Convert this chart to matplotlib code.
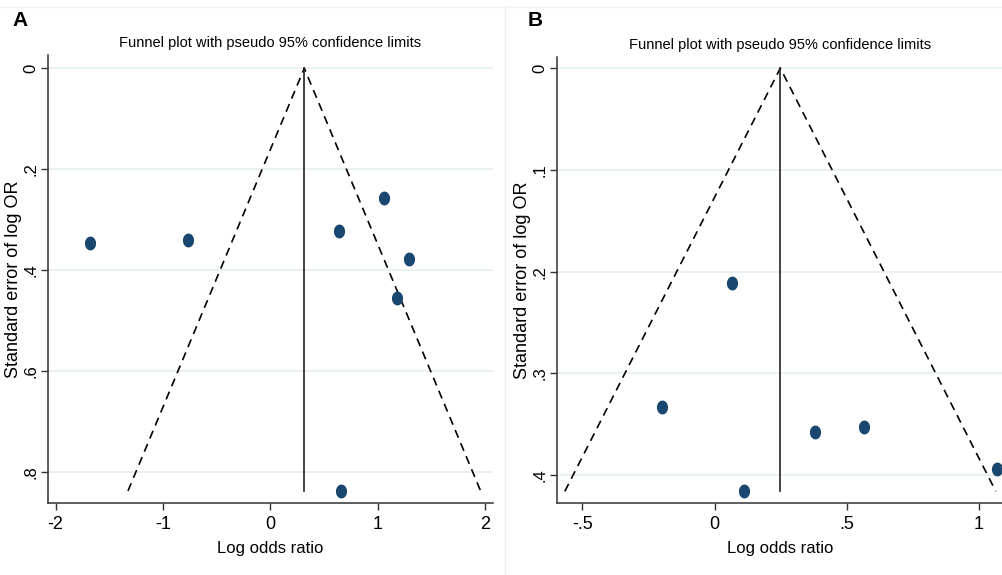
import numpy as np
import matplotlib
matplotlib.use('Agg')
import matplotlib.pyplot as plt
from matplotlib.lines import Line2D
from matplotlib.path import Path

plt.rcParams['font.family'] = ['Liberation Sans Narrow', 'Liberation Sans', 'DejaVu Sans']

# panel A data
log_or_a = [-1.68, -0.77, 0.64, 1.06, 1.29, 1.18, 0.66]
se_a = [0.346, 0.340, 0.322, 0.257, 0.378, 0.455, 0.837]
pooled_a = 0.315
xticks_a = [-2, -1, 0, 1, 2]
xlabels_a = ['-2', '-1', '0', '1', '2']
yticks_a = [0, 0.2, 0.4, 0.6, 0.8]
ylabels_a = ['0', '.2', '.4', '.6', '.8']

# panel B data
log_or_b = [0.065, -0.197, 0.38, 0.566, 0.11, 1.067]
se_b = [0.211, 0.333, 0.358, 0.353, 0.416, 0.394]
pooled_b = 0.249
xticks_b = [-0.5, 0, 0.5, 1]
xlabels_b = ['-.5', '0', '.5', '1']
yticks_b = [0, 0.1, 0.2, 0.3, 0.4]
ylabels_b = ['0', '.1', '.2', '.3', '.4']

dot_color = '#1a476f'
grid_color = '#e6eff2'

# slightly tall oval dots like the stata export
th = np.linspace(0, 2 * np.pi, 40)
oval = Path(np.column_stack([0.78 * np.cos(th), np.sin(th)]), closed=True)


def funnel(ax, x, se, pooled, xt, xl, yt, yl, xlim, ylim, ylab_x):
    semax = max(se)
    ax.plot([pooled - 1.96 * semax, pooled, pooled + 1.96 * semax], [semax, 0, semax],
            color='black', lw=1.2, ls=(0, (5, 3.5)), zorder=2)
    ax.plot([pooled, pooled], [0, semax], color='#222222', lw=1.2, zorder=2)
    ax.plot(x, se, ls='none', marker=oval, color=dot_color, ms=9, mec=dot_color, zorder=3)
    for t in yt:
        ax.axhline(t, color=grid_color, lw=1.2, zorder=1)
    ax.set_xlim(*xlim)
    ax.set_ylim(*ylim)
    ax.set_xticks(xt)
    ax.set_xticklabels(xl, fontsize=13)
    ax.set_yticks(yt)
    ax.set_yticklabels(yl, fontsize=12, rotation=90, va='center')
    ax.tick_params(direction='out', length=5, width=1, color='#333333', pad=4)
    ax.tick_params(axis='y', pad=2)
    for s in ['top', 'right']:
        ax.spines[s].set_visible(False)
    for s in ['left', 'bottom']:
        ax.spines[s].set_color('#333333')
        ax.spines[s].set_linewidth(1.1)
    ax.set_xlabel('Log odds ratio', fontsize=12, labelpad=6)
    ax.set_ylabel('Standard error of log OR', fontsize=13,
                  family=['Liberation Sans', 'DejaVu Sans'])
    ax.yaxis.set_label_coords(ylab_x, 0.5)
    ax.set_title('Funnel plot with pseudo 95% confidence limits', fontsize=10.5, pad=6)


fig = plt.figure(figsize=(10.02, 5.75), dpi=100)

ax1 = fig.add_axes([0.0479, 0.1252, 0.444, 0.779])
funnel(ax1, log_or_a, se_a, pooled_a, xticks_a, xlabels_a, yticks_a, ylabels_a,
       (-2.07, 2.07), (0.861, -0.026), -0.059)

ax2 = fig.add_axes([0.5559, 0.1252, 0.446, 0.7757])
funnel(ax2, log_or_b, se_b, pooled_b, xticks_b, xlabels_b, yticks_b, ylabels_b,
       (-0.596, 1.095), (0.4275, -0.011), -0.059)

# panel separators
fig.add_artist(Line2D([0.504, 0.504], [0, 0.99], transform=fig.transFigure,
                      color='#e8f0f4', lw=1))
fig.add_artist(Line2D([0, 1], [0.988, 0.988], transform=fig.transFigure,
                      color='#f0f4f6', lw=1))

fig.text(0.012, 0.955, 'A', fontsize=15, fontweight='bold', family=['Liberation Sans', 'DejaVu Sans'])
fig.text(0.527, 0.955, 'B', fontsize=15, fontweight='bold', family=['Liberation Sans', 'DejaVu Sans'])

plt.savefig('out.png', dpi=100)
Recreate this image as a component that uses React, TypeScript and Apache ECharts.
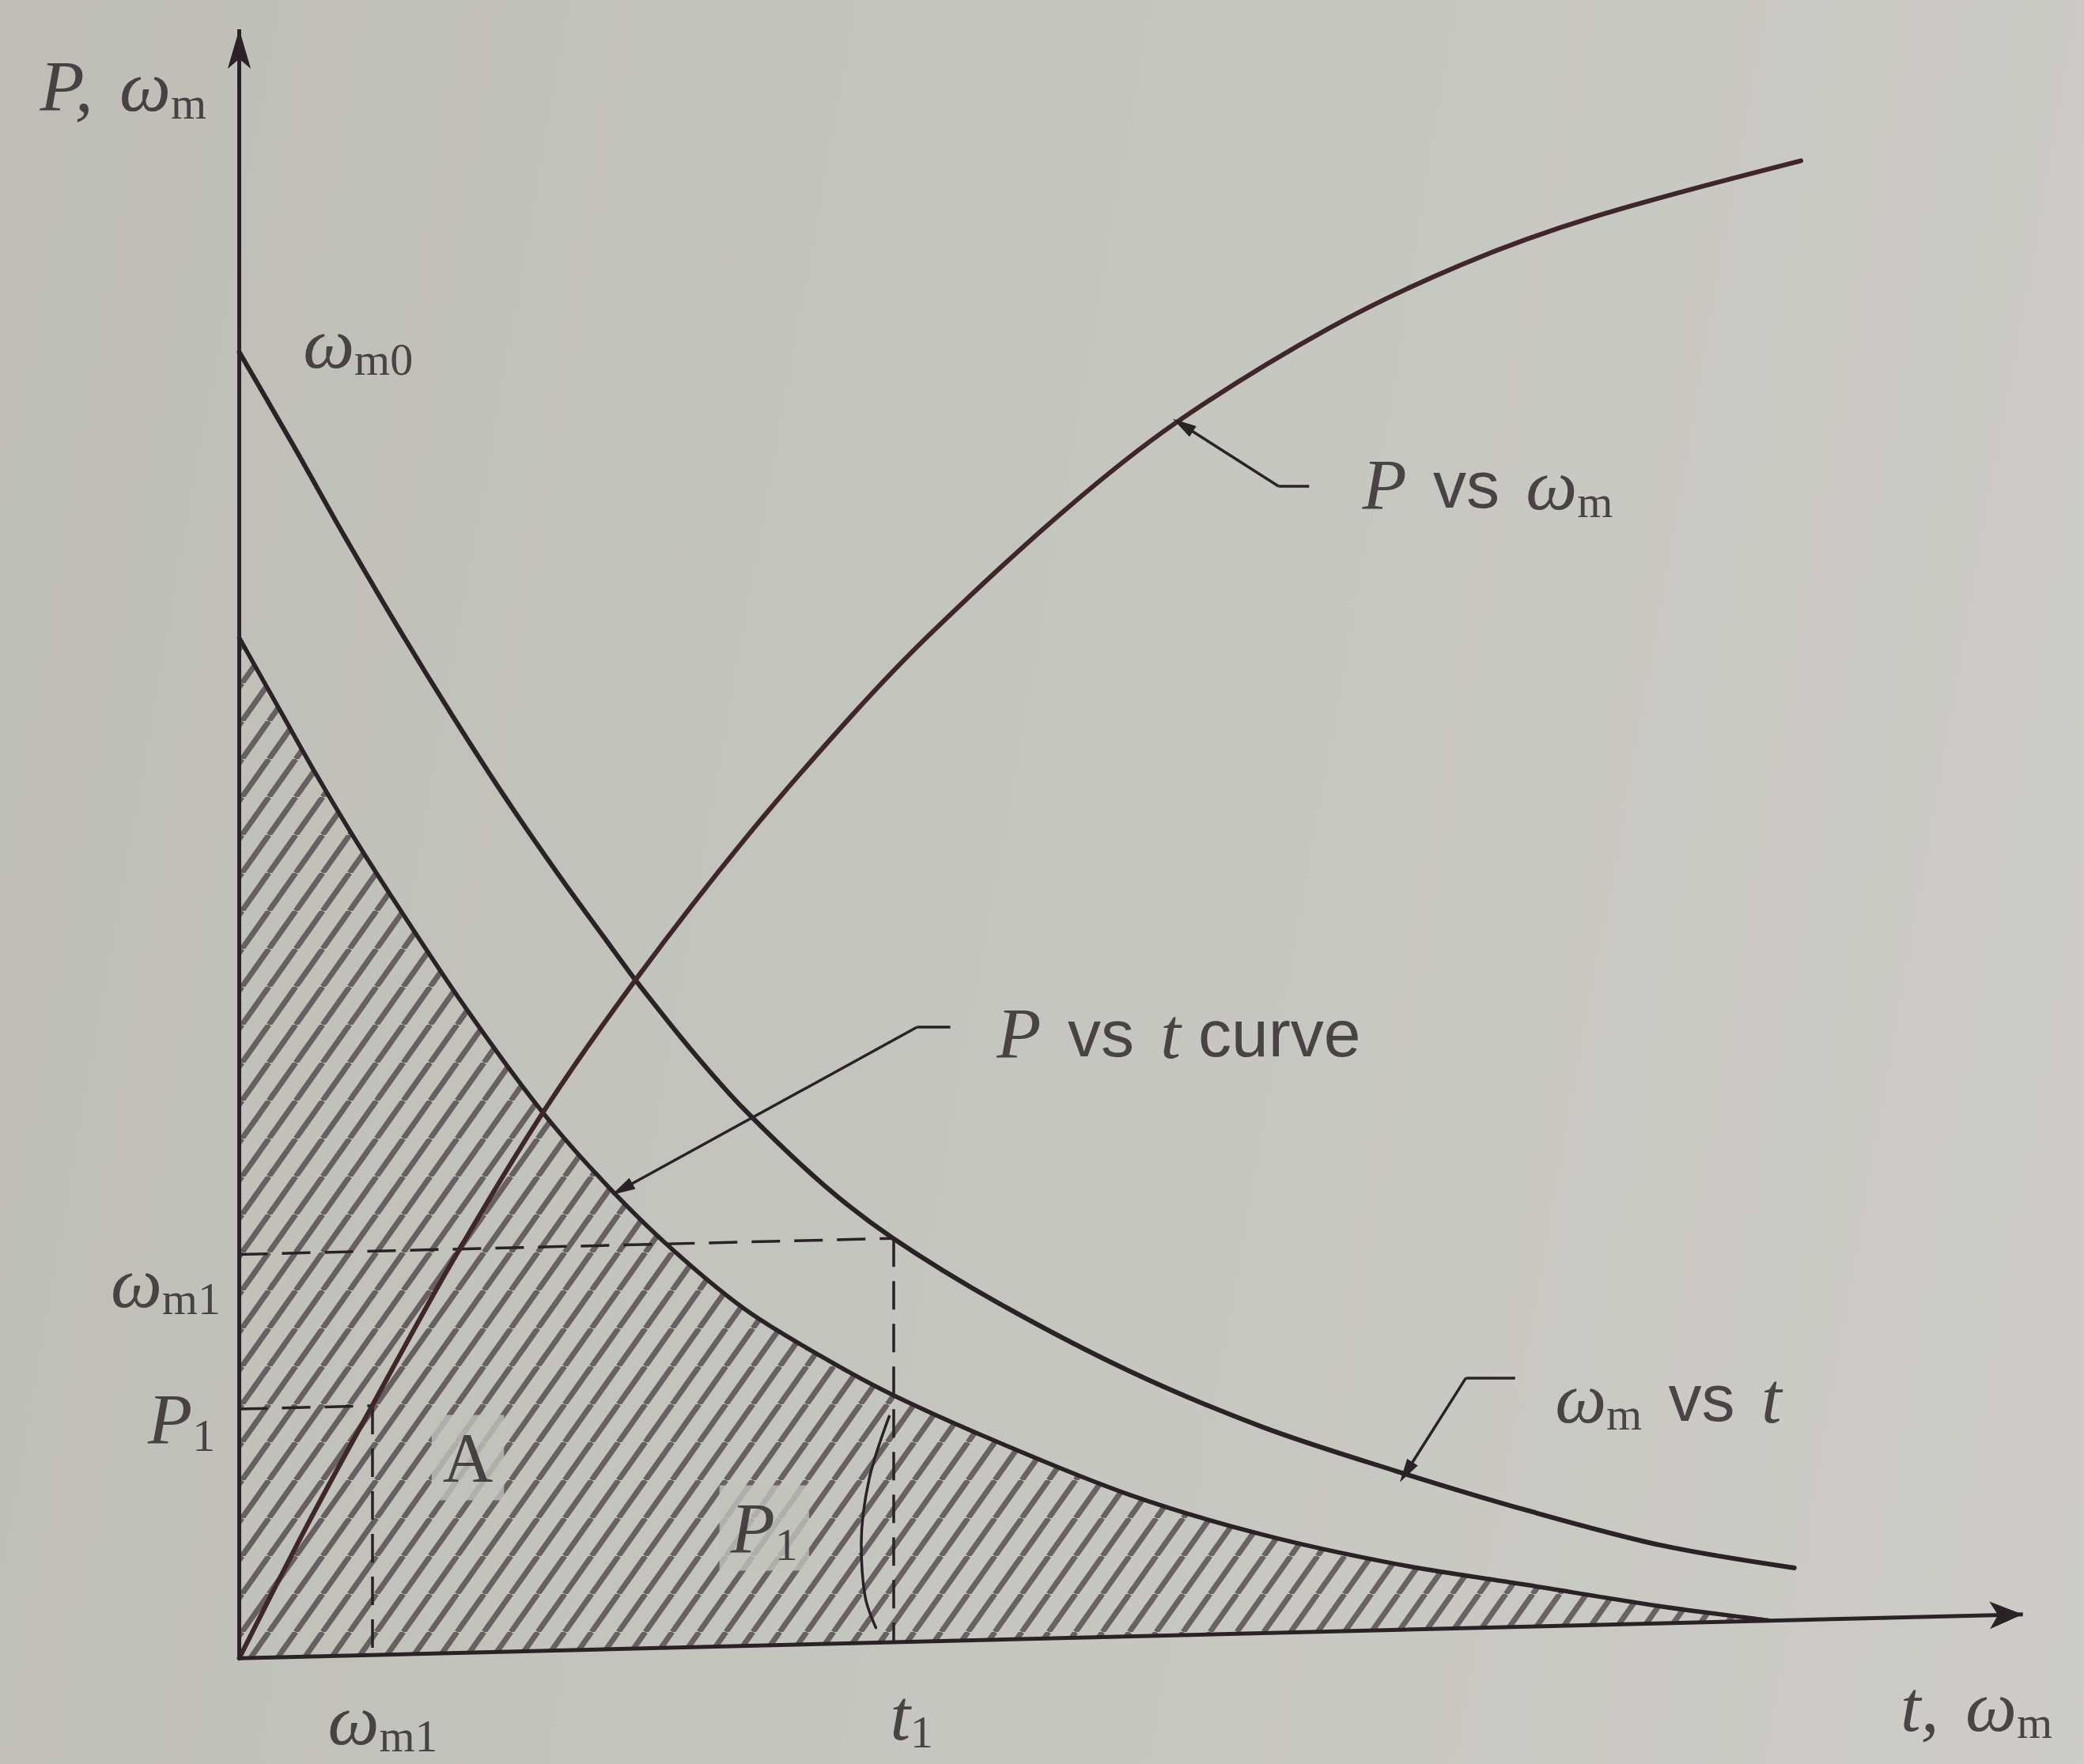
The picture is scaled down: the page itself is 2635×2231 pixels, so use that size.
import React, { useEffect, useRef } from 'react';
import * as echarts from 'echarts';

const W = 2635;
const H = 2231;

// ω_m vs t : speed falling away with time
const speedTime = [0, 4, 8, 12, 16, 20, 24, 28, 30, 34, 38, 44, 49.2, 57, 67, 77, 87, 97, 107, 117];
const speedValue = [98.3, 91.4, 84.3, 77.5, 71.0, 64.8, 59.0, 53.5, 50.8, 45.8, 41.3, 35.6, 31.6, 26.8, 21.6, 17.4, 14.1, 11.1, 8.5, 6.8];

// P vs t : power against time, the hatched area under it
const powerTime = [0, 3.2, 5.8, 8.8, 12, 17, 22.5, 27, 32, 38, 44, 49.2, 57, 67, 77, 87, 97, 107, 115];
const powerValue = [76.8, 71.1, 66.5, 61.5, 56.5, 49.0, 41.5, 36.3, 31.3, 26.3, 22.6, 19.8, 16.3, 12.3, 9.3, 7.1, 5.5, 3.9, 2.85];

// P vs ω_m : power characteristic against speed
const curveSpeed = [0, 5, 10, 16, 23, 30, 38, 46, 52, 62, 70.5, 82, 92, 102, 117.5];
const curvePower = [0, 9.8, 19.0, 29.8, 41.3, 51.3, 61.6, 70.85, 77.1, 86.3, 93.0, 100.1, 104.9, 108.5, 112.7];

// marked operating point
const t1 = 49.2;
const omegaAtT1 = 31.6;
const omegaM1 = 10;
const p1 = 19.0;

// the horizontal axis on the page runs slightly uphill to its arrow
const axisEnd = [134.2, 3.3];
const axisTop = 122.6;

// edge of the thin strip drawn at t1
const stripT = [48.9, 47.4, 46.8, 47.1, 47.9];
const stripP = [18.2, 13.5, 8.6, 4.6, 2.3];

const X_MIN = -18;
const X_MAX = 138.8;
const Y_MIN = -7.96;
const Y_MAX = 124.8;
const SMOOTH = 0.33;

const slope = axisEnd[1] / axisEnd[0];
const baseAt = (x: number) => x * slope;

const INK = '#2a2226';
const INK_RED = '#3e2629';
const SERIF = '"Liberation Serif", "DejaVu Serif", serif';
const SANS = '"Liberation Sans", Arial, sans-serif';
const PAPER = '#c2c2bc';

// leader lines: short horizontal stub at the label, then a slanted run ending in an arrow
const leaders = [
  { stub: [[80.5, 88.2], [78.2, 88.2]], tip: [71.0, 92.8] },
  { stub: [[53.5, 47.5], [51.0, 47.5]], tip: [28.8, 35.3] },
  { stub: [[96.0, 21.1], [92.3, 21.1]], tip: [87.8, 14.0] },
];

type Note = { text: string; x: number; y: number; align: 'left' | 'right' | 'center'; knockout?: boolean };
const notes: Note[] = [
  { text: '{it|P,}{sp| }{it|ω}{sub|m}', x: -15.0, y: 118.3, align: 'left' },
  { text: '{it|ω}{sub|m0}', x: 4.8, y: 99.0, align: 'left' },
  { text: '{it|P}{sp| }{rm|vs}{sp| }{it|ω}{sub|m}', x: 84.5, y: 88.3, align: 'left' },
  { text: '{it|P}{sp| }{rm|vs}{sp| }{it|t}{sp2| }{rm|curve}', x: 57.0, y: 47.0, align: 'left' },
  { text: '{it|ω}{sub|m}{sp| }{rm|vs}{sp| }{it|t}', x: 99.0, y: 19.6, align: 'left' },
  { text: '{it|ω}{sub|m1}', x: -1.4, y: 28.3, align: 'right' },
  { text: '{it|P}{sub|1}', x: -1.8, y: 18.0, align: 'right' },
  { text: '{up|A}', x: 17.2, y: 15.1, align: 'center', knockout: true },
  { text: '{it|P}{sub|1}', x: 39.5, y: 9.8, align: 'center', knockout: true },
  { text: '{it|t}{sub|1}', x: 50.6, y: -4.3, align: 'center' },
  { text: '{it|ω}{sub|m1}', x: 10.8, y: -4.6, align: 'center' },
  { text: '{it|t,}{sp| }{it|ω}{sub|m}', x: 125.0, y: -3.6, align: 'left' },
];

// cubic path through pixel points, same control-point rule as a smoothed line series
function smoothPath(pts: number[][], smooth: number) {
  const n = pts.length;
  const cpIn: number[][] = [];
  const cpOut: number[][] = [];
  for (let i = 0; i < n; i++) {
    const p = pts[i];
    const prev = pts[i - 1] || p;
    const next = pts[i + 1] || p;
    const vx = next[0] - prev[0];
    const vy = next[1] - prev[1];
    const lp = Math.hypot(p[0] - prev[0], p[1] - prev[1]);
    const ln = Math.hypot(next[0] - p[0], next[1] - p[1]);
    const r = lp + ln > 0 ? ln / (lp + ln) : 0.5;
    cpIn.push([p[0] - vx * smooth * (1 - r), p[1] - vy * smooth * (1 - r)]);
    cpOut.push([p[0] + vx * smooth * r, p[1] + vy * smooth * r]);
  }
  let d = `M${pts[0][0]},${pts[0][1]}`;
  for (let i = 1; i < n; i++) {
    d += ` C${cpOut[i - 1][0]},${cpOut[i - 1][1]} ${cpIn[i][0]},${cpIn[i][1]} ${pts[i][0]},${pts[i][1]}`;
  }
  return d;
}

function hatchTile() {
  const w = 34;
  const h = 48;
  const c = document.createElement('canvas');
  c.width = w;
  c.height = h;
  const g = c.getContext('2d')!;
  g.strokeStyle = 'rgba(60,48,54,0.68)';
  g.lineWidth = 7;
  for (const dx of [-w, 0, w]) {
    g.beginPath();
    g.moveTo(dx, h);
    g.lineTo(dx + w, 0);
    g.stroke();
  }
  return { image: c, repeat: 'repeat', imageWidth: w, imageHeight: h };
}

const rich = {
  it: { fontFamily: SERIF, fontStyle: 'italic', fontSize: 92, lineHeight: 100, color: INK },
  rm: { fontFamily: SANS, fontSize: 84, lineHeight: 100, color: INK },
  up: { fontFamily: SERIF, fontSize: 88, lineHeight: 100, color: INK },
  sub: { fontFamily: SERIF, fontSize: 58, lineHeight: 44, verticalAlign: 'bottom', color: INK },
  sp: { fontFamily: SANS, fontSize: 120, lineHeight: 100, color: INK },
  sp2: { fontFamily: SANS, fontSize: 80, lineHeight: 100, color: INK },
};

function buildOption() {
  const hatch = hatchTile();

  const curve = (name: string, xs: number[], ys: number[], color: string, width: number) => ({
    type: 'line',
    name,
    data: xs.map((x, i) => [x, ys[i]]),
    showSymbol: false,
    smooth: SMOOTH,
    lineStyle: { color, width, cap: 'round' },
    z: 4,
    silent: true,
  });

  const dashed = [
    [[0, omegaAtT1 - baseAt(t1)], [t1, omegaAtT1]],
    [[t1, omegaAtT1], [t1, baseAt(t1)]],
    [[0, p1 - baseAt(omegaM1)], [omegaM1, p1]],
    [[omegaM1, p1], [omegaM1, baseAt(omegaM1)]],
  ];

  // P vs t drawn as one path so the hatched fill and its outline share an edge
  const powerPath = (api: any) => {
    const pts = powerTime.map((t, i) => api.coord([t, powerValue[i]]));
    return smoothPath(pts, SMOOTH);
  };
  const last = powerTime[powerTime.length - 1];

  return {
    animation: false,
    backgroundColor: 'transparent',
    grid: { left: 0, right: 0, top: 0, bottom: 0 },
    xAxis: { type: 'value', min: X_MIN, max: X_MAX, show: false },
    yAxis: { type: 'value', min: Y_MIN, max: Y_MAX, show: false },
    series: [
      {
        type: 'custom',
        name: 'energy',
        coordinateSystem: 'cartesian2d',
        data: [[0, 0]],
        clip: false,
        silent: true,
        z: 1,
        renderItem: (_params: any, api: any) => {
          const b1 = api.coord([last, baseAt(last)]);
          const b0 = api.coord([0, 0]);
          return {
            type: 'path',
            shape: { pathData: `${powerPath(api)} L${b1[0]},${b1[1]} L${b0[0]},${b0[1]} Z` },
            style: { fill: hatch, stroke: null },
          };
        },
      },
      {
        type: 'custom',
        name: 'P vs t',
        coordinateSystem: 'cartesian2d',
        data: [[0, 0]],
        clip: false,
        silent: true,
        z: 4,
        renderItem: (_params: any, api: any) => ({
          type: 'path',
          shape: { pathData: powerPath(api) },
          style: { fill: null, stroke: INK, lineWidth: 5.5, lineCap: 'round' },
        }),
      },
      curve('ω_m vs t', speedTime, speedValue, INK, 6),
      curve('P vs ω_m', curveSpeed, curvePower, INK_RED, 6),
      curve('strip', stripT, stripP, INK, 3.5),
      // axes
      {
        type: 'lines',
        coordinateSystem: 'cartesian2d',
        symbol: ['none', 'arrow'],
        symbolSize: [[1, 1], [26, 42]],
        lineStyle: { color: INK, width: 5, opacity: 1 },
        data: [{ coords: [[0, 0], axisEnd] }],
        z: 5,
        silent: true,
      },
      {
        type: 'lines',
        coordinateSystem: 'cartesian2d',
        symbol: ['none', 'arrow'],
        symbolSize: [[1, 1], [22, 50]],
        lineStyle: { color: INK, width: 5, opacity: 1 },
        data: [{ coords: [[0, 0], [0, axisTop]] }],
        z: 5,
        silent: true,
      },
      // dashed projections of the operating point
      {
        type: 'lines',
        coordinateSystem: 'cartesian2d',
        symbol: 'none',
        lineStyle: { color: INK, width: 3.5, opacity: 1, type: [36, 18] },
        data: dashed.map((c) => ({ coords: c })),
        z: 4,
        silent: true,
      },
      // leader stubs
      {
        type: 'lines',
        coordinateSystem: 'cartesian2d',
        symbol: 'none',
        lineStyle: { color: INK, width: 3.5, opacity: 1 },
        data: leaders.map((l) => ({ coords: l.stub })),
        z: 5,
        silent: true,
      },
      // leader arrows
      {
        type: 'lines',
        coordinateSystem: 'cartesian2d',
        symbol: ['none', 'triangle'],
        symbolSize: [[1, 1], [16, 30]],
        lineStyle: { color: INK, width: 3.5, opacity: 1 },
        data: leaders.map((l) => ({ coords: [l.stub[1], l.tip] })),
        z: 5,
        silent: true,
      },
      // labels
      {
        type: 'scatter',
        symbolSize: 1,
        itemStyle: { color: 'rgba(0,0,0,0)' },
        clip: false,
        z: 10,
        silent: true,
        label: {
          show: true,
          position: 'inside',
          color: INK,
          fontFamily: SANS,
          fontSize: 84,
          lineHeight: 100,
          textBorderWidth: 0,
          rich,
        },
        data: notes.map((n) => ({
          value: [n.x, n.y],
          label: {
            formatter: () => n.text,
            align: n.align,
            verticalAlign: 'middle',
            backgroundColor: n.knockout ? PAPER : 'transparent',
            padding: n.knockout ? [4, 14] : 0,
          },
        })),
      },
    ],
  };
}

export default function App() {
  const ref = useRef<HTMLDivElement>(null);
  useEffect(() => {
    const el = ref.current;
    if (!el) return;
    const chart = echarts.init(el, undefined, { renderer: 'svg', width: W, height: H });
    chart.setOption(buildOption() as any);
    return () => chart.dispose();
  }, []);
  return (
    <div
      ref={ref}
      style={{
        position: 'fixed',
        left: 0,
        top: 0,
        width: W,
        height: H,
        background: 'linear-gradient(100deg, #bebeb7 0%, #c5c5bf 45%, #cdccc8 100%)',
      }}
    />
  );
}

------------------------------------------------

■ GIVEN PROBLEM
Transcribe only the lines from the line holding "Recreate this image" through the line holding "11.1, 8.5, 6.8];", inclusive, without any of the pictures.

■ RESULT OF THE TASK
Recreate this image as a component that uses React, TypeScript and Apache ECharts.
The picture is scaled down: the page itself is 2635×2231 pixels, so use that size.
import React, { useEffect, useRef } from 'react';
import * as echarts from 'echarts';

const W = 2635;
const H = 2231;

// ω_m vs t : speed falling away with time
const speedTime = [0, 4, 8, 12, 16, 20, 24, 28, 30, 34, 38, 44, 49.2, 57, 67, 77, 87, 97, 107, 117];
const speedValue = [98.3, 91.4, 84.3, 77.5, 71.0, 64.8, 59.0, 53.5, 50.8, 45.8, 41.3, 35.6, 31.6, 26.8, 21.6, 17.4, 14.1, 11.1, 8.5, 6.8];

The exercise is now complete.